The Origins of Christmas Carols
I'm taking a break for a few weeks from sharing my experiences with Guillain Barre Syndrome to celebrate the holiday season. To that end I give you the following.
We sing them every year! We’ve sung them all our lives! As Thanksgiving ushered in the Holiday Season, we began to hear their familiar strains on the radio and in department stores. As the days of December pass, we hear them more frequently – in pageants, programs and even by carolers who keep their tradition alive. Wherever we hear them, we find ourselves singing along! The carols of Christmas are the golden threads of the Season’s festive tapestry that actually turn on the Christmas spirit in our hearts.
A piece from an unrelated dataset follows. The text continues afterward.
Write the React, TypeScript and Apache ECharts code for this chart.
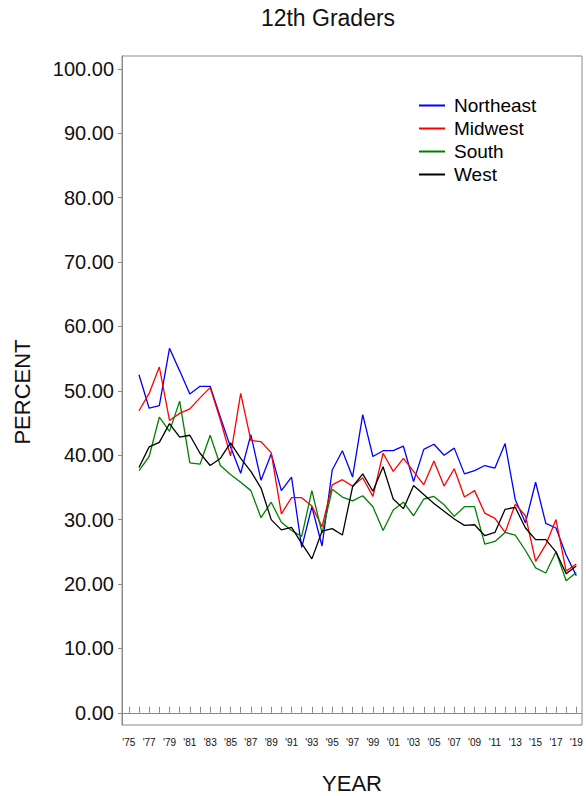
import React, { useEffect, useRef } from "react";
import * as echarts from "echarts";

const years = [
  1976, 1977, 1978, 1979, 1980, 1981, 1982, 1983, 1984, 1985,
  1986, 1987, 1988, 1989, 1990, 1991, 1992, 1993, 1994, 1995,
  1996, 1997, 1998, 1999, 2000, 2001, 2002, 2003, 2004, 2005,
  2006, 2007, 2008, 2009, 2010, 2011, 2012, 2013, 2014, 2015,
  2016, 2017, 2018, 2019,
];

const northeast = [
  52.5, 47.3, 47.7, 56.6, 53.1, 49.5, 50.7, 50.7, 45.9, 41.3,
  37.2, 43.2, 36.1, 40.2, 34.5, 36.6, 25.7, 32.0, 25.9, 37.7,
  40.7, 36.6, 46.3, 39.8, 40.7, 40.7, 41.4, 35.9, 40.9, 41.7,
  40.0, 41.1, 37.1, 37.6, 38.4, 38.0, 41.8, 33.1, 29.5, 35.8,
  29.4, 28.7, 24.5, 21.3,
];

const midwest = [
  46.9, 49.6, 53.7, 45.4, 46.5, 47.2, 48.9, 50.5, 45.5, 39.9,
  49.6, 42.3, 42.1, 40.4, 30.9, 33.4, 33.4, 32.1, 28.9, 35.4,
  36.2, 35.2, 36.5, 33.6, 40.3, 37.5, 39.5, 37.5, 35.4, 39.1,
  35.2, 37.9, 33.5, 34.5, 31.0, 30.2, 28.0, 32.4, 30.6, 23.5,
  26.1, 30.0, 22.0, 23.1,
];

const south = [
  37.6, 39.8, 45.9, 43.7, 48.4, 38.8, 38.6, 43.1, 38.4, 37.0,
  35.8, 34.5, 30.3, 32.7, 29.6, 28.3, 27.4, 34.5, 27.9, 34.7,
  33.5, 32.9, 33.7, 32.0, 28.3, 31.5, 32.7, 30.6, 33.2, 33.6,
  32.3, 30.5, 32.0, 32.0, 26.2, 26.6, 28.0, 27.6, 25.2, 22.5,
  21.7, 25.0, 20.5, 21.8,
];

const west = [
  38.1, 41.3, 42.0, 44.9, 42.8, 43.1, 40.3, 38.4, 39.5, 41.9,
  39.5, 37.5, 34.9, 30.0, 28.4, 28.8, 26.3, 23.9, 28.2, 28.6,
  27.6, 35.1, 37.1, 34.4, 38.2, 33.2, 31.7, 35.3, 33.9, 32.5,
  31.3, 30.1, 29.1, 29.2, 27.5, 28.0, 31.6, 31.9, 28.7, 26.9,
  26.9, 25.0, 21.6, 22.8,
];

const seriesNames = ["Northeast", "Midwest", "South", "West"];
const seriesColors = ["#0000FF", "#FF0000", "#008000", "#000000"];

const yTickValues = [0, 10, 20, 30, 40, 50, 60, 70, 80, 90, 100];
const xLabelYears = [
  1975, 1977, 1979, 1981, 1983, 1985, 1987, 1989, 1991, 1993, 1995, 1997,
  1999, 2001, 2003, 2005, 2007, 2009, 2011, 2013, 2015, 2017, 2019,
];
const xTickLabels = [
  "'75", "'77", "'79", "'81", "'83", "'85", "'87", "'89", "'91", "'93", "'95", "'97",
  "'99", "'01", "'03", "'05", "'07", "'09", "'11", "'13", "'15", "'17", "'19",
];

const FONT = "'Liberation Sans', Arial, sans-serif";

export default function App() {
  const ref = useRef<HTMLDivElement>(null);

  useEffect(() => {
    document.body.style.margin = "0";
    if (!ref.current) return;
    const chart = echarts.init(ref.current, null, { renderer: "svg" });

    const tickYears: number[] = [];
    for (let y = 1975; y <= 2019; y++) tickYears.push(y);

    const allSeries = [northeast, midwest, south, west];

    chart.setOption({
      animation: false,
      backgroundColor: "#ffffff",
      textStyle: { fontFamily: FONT },
      grid: {
        left: 122,
        top: 56,
        width: 460,
        height: 669,
        show: true,
        borderColor: "#8a8a8a",
        borderWidth: 1,
        containLabel: false,
      },
      legend: {
        orient: "vertical",
        left: 419,
        top: 96,
        padding: 0,
        itemGap: 4,
        itemWidth: 26,
        itemHeight: 2,
        icon: "rect",
        data: seriesNames,
        textStyle: {
          fontSize: 19,
          lineHeight: 19,
          color: "#000",
          fontFamily: FONT,
          padding: [0, 0, 0, 4],
        },
      },
      xAxis: {
        type: "value",
        min: 1974.33,
        max: 2019.56,
        splitLine: { show: false },
        axisLine: { show: true, lineStyle: { color: "#8a8a8a", width: 1 } },
        axisTick: {
          show: true,
          inside: true,
          length: 6,
          customValues: tickYears,
          lineStyle: { color: "#8a8a8a", width: 1 },
        },
        axisLabel: {
          customValues: xLabelYears,
          formatter: (v: number) => {
            const i = xLabelYears.indexOf(Math.round(v));
            return i >= 0 ? xTickLabels[i] : "";
          },
          fontSize: 10,
          color: "#111",
          margin: 12,
          fontFamily: FONT,
        },
      },
      yAxis: {
        type: "value",
        min: -1.9,
        max: 102,
        splitLine: { show: false },
        axisLine: { show: true, lineStyle: { color: "#8a8a8a", width: 1 } },
        axisTick: {
          show: true,
          inside: false,
          length: 4,
          customValues: yTickValues,
          lineStyle: { color: "#8a8a8a", width: 1 },
        },
        axisLabel: {
          customValues: yTickValues,
          formatter: (v: number) => v.toFixed(2),
          fontSize: 20,
          color: "#111",
          margin: 8,
          fontFamily: FONT,
        },
      },
      graphic: [
        {
          type: "text",
          x: 328,
          y: 18,
          style: {
            text: "12th Graders",
            fontSize: 23,
            fontFamily: FONT,
            fill: "#111",
            textAlign: "center",
            textVerticalAlign: "middle",
          },
        },
        {
          type: "text",
          x: 22,
          y: 392,
          rotation: Math.PI / 2,
          style: {
            text: "PERCENT",
            fontSize: 22,
            fontFamily: FONT,
            fill: "#111",
            textAlign: "center",
            textVerticalAlign: "middle",
          },
        },
        {
          type: "text",
          x: 352,
          y: 783,
          style: {
            text: "YEAR",
            fontSize: 22,
            fontFamily: FONT,
            fill: "#111",
            textAlign: "center",
            textVerticalAlign: "middle",
          },
        },
      ],
      series: allSeries.map((vals, si) => ({
        name: seriesNames[si],
        type: "line",
        symbol: "none",
        color: seriesColors[si],
        lineStyle: { color: seriesColors[si], width: 1.3 },
        data: years.map((yr, i) => [yr, vals[i]]),
      })),
    });

    return () => chart.dispose();
  }, []);

  return <div ref={ref} style={{ width: 586, height: 796 }} />;
}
But, as with so many familiar things, carols are such a basic part of our lives and our Christmas history that we often take them for granted. We hum them and hear them year after year, but we hardly ever think about the significance of the words or the origin of the lovely melodies. We can actually overlook the fact that somebody wrote these wonderful songs, and as a consequence, we miss much of their magic. Today we explore the meaning and the stories behind just a few of our favorites.
In their earliest beginnings, carols really had nothing to do with Christmas – or even with Christianity, for that matter. The melodies were originally written to accompany an ancient dance form called the circle dance which was associated with fertility rites and pagan festivities in the medieval Celtic countries of Europe. As the Christian Church established itself in these areas, the familiar melodies and rhythms of carols found their way into Christian meetings and celebrations. But because the songs had such pagan roots, the Church was very uneasy about them for a long time. In fact, a Church Council in the mid-Seventh Century explicitly forbade Christians to sing carols, and the Church continued to frown on carols well into the Twelfth Century. (See, kids, the old fogies have always been against hip music!)
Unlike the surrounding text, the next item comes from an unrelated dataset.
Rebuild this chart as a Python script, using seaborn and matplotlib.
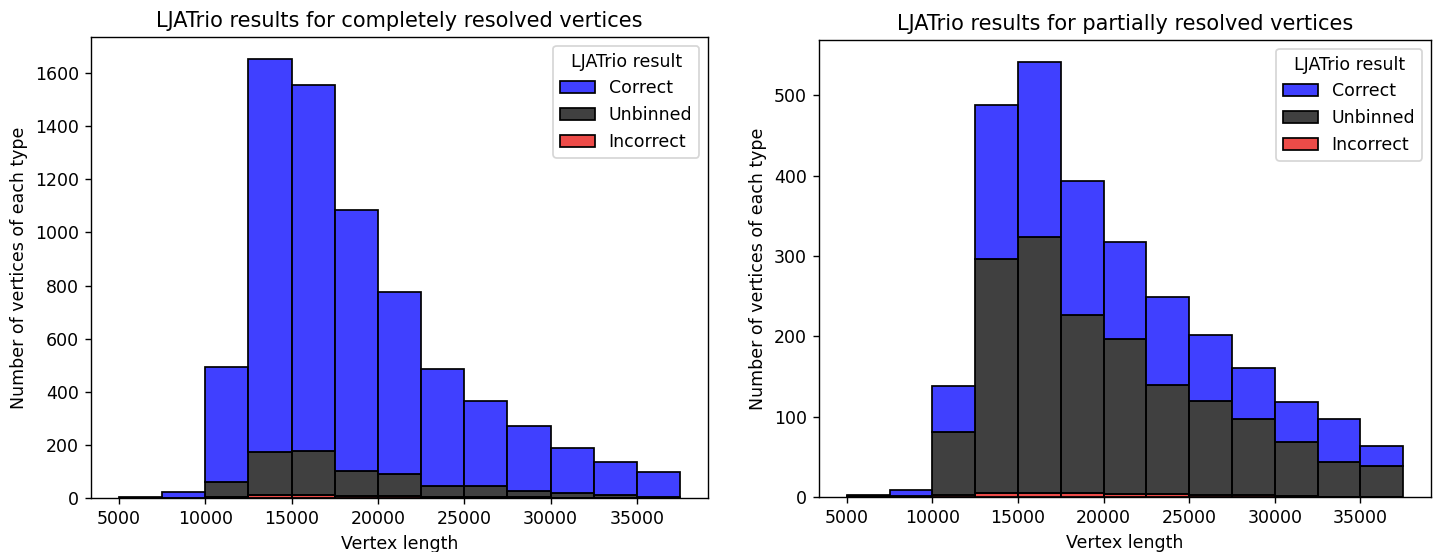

As the strictness of medieval Christianity began to soften, a kind of renaissance took place and carols merged with folk songs that were the Pop songs of the day – the songs that were whistled or sung by ordinary people. History credits Saint Francis of Assisi with bringing about a new interest in the feast of the Nativity and the Babe in Bethlehem. The priests in St. Francis’ order developed a style of religious folk song called a lauda. Laudas had happy, joyful dance rhythms that were so catchy and memorable that the song form soon spread across Fourteenth Century Europe. The religious lauda got mixed together with a popular pagan custom called wassailing, in which people sang from door to door to drive away evil spirits and drank to the health of those they visited. What evolved from the marriage of wassailing and the lauda was the custom of caroling, which is still so much a part of our Christmases some seven centuries later.
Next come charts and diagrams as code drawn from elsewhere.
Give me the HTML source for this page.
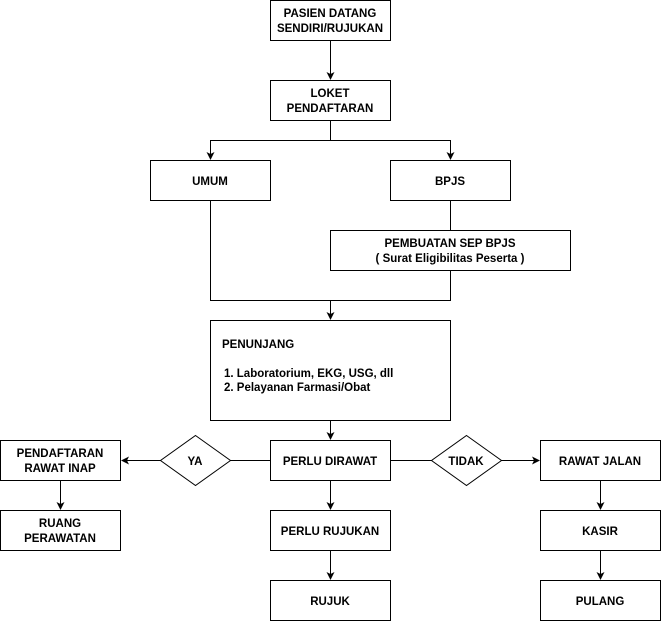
<!DOCTYPE html>
<html><head><meta charset="utf-8"><style>
body{margin:0;background:#fff;}
svg text{font-family:"Liberation Sans",Arial,sans-serif;font-size:11.5px;font-weight:bold;fill:#000;}
</style></head><body>
<svg width="662" height="621" viewBox="0 0 662 621" xmlns="http://www.w3.org/2000/svg">
<defs><marker id="a" markerWidth="8" markerHeight="8" refX="7" refY="4" orient="auto" markerUnits="userSpaceOnUse"><path d="M0,0 L8,4 L0,8 L2,4 z" fill="#000"/></marker></defs>
<g fill="#fff" stroke="#000" stroke-width="1">
<rect x="270.5" y="0.5" width="120" height="40"/>
<rect x="270.5" y="80.5" width="120" height="40"/>
<rect x="150.5" y="160.5" width="120" height="40"/>
<rect x="390.5" y="160.5" width="120" height="40"/>
<rect x="330.5" y="230.5" width="240" height="40"/>
<rect x="210.5" y="320.5" width="240" height="100"/>
<rect x="0.5" y="440.5" width="120" height="40"/>
<rect x="0.5" y="510.5" width="120" height="40"/>
<rect x="270.5" y="440.5" width="120" height="40"/>
<rect x="270.5" y="510.5" width="120" height="40"/>
<rect x="270.5" y="580.5" width="120" height="40"/>
<rect x="540.5" y="440.5" width="120" height="40"/>
<rect x="540.5" y="510.5" width="120" height="40"/>
<rect x="540.5" y="580.5" width="120" height="40"/>
<polygon points="195.5,435.5 230.5,460.5 195.5,485.5 160.5,460.5"/>
<polygon points="466.5,435.5 501.5,460.5 466.5,485.5 431.5,460.5"/>
</g>
<g fill="none" stroke="#000" stroke-width="1">
<path d="M330.5,40.5V79" marker-end="url(#a)"/>
<path d="M330.5,120.5V140.5H210.5V159" marker-end="url(#a)"/>
<path d="M330.5,140.5H450.5V159" marker-end="url(#a)"/>
<path d="M450.5,200.5V230.5"/>
<path d="M210.5,200.5V300.5H450.5V270.5"/>
<path d="M330.5,300.5V319" marker-end="url(#a)"/>
<path d="M330.5,420.5V439" marker-end="url(#a)"/>
<path d="M270.5,460.5H230.5"/>
<path d="M160.5,460.5H122" marker-end="url(#a)"/>
<path d="M390.5,460.5H431.5"/>
<path d="M501.5,460.5H539" marker-end="url(#a)"/>
<path d="M60.5,480.5V509" marker-end="url(#a)"/>
<path d="M330.5,480.5V509" marker-end="url(#a)"/>
<path d="M330.5,550.5V579" marker-end="url(#a)"/>
<path d="M600.5,480.5V509" marker-end="url(#a)"/>
<path d="M600.5,550.5V579" marker-end="url(#a)"/>
</g>
<g text-anchor="middle">
<text x="330" y="17">PASIEN DATANG</text><text x="330" y="32">SENDIRI/RUJUKAN</text>
<text x="330" y="97">LOKET</text><text x="330" y="112">PENDAFTARAN</text>
<text x="210" y="185">UMUM</text>
<text x="450" y="185">BPJS</text>
<text x="450" y="247">PEMBUATAN SEP BPJS</text><text x="450" y="262">( Surat Eligibilitas Peserta )</text>
<text x="60" y="457">PENDAFTARAN</text><text x="60" y="472">RAWAT INAP</text>
<text x="60" y="527">RUANG</text><text x="60" y="542">PERAWATAN</text>
<text x="195" y="465">YA</text>
<text x="466" y="465">TIDAK</text>
<text x="330" y="465">PERLU DIRAWAT</text>
<text x="330" y="535">PERLU RUJUKAN</text>
<text x="330" y="605">RUJUK</text>
<text x="600" y="465">RAWAT JALAN</text>
<text x="600" y="535">KASIR</text>
<text x="600" y="605">PULANG</text>
</g>
<text x="222" y="348">PENUNJANG</text>
<text x="224" y="377">1. Laboratorium, EKG, USG, dll</text>
<text x="224" y="391">2. Pelayanan Farmasi/Obat</text>
</svg>
</body></html>
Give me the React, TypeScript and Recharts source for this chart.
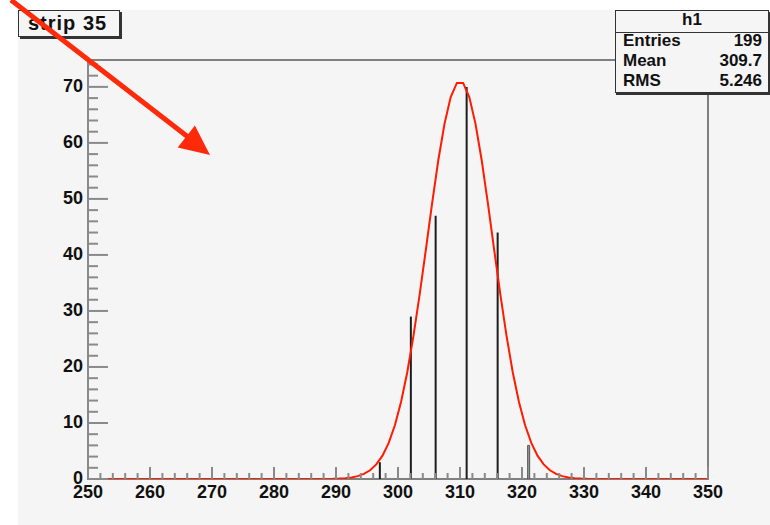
import { ComposedChart, Bar, Line, XAxis, YAxis, Cell, ReferenceArea } from 'recharts';

// histogram bins (centre, entries)
const binCenters = [297, 302, 306, 311, 316, 321];
const binCounts = [3, 29, 47, 70, 44, 6];
const binColors = ['#1c1c1c', '#1c1c1c', '#1c1c1c', '#1c1c1c', '#1c1c1c', '#9a9a9a'];

// gaussian fit as sampled polyline
const fitX = [
  250, 270, 289.5, 290.5, 291.5, 292.5, 293.5, 294.5, 295.5, 296.5, 297.5, 298.5, 299.5, 300.5, 301.5, 302.5, 303.5,
  304.5, 305.5, 306.5, 307.5, 308.5, 309.5, 310.5, 311.5, 312.5, 313.5, 314.5, 315.5, 316.5, 317.5, 318.5, 319.5,
  320.5, 321.5, 322.5, 323.5, 324.5, 325.5, 326.5, 327.5, 328.5, 329.5, 330.5, 340, 350,
];
const fitY = [
  0, 0, 0.03, 0.07, 0.14, 0.27, 0.51, 0.91, 1.56, 2.6, 4.17, 6.44, 9.6, 13.8, 19.1, 25.6, 33.0,
  41.0, 49.2, 56.9, 63.4, 68.2, 70.7, 70.7, 68.2, 63.4, 56.9, 49.2, 41.0, 33.0, 25.6, 19.1, 13.8,
  9.6, 6.44, 4.17, 2.6, 1.56, 0.91, 0.51, 0.27, 0.14, 0.07, 0.03, 0, 0,
];

const statNames = ['Entries', 'Mean', 'RMS'];
const statValues = ['199', '309.7', '5.246'];

const X_MIN = 250;
const X_MAX = 350;
const Y_MAX = 74.8;
const xTicks = Array.from({ length: 51 }, (_, i) => X_MIN + i * 2);
const yTicks = Array.from({ length: 38 }, (_, i) => i * 2);

// one table for both series, sorted by x
const rows = [
  ...fitX.map((x, i) => ({ x, fit: fitY[i] as number | null, count: null as number | null, color: '#000' })),
  ...binCenters.map((x, i) => ({ x, fit: null, count: binCounts[i], color: binColors[i] })),
].sort((a, b) => a.x - b.x);

const FONT = '"Liberation Sans", Arial, Helvetica, sans-serif';
const AXIS = '#8a8a8a';

function XTick(props: any) {
  const { x, y, payload } = props;
  const v = payload.value;
  const major = v % 10 === 0;
  return (
    <g>
      <line x1={x} x2={x} y1={y} y2={y - (major ? 12 : 6)} stroke={AXIS} strokeWidth={2} />
      {major && (
        <text x={x} y={y + 19} textAnchor="middle" fontFamily={FONT} fontWeight="bold" fontSize={18} fill="#111">
          {v}
        </text>
      )}
    </g>
  );
}

function YTick(props: any) {
  const { x, y, payload } = props;
  const v = payload.value;
  const major = v % 10 === 0;
  return (
    <g>
      <line x1={x} x2={x + (major ? 20 : 10)} y1={y} y2={y} stroke={AXIS} strokeWidth={2} />
      {major && (
        <text x={x - 5} y={y + 5} textAnchor="end" fontFamily={FONT} fontWeight="bold" fontSize={18} fill="#111">
          {v}
        </text>
      )}
    </g>
  );
}

export default function App() {
  return (
    <div style={{ position: 'fixed', left: 0, top: 0, width: 770, height: 525, background: '#fff', overflow: 'hidden' }}>
      <div style={{ position: 'absolute', left: 18, top: 10, width: 752, height: 515, background: '#f5f5f5' }} />
      <div style={{ position: 'absolute', left: 0, top: 0 }}>
        <ComposedChart width={770} height={525} data={rows} margin={{ top: 60, right: 62, bottom: 16, left: 18 }}>
          <XAxis
            dataKey="x"
            type="number"
            domain={[X_MIN, X_MAX]}
            ticks={xTicks}
            interval={0}
            tick={XTick}
            tickLine={false}
            tickSize={0}
            tickMargin={0}
            height={30}
            axisLine={false}
          />
          <YAxis
            type="number"
            domain={[0, Y_MAX]}
            ticks={yTicks}
            interval={0}
            tick={YTick}
            tickLine={false}
            tickSize={0}
            tickMargin={0}
            width={70}
            allowDataOverflow
            axisLine={{ stroke: AXIS, strokeWidth: 2 }}
          />
          <ReferenceArea x1={X_MIN} x2={X_MAX} y1={0} y2={Y_MAX} fill="none" stroke="#808080" strokeWidth={2} ifOverflow="visible" />
          <Bar dataKey="count" barSize={2} isAnimationActive={false}>
            {rows.map((r, i) => (
              <Cell key={i} fill={r.color} stroke={r.x === 321 ? '#555' : 'none'} />
            ))}
          </Bar>
          <Line
            dataKey="fit"
            type="linear"
            stroke="#ff1a00"
            strokeWidth={2}
            dot={false}
            connectNulls
            isAnimationActive={false}
            {...({ zIndex: 600 } as any)}
          />
        </ComposedChart>
      </div>

      {/* title box */}
      <div
        style={{
          position: 'absolute', left: 18, top: 10, width: 102, height: 27, border: '1px solid #333',
          boxShadow: '2px 2px 0 #333', background: '#f5f5f5', fontFamily: FONT, fontWeight: 'bold',
          fontSize: 20, letterSpacing: 1, lineHeight: '25px', paddingLeft: 9, boxSizing: 'border-box', color: '#111', whiteSpace: 'nowrap',
        }}
      >
        strip 35
      </div>

      {/* stats box */}
      <div
        style={{
          position: 'absolute', left: 615, top: 10, width: 152, height: 81, border: '1px solid #333',
          boxShadow: '1px 2px 0 #333', background: '#f5f5f5', fontFamily: FONT, fontWeight: 'bold', fontSize: 17, color: '#111',
        }}
      >
        <div style={{ height: 21, lineHeight: '18px', textAlign: 'center', borderBottom: '1px solid #333' }}>h1</div>
        {statNames.map((n, i) => (
          <div key={n} style={{ display: 'flex', justifyContent: 'space-between', padding: '0 6px 0 7px', height: 20, lineHeight: '16px' }}>
            <span>{n}</span>
            <span>{statValues[i]}</span>
          </div>
        ))}
      </div>

      {/* arrow annotation */}
      <svg width={770} height={525} style={{ position: 'absolute', left: 0, top: 0, pointerEvents: 'none' }}>
        <line x1={11} y1={0} x2={188} y2={137} stroke="#ff2a0a" strokeWidth={5} />
        <polygon points="210,155 177.7,147.5 194.9,125.5" fill="#ff2a0a" />
      </svg>
    </div>
  );
}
By the Seventeenth Century it was clear that everyone was having entirely too much fun! So the Grinch – otherwise known as the Puritan English Parliament – decided to abolish Christmas altogether! That’s right….not only did the carols get the axe, but the entire Christmas Holiday was eliminated. People who continued to celebrate the birth of Christ with happy and lighthearted carol singing were actually accused of witchcraft and risked imprisonment or death! It took several dark and gloomy decades before the prohibition against carol singing was lifted and people again began to write and sing carols freely. The popularity of the carol increased rapidly throughout the Eighteenth and Nineteenth Centuries, and it was during this time period that many of our favorite carols were created.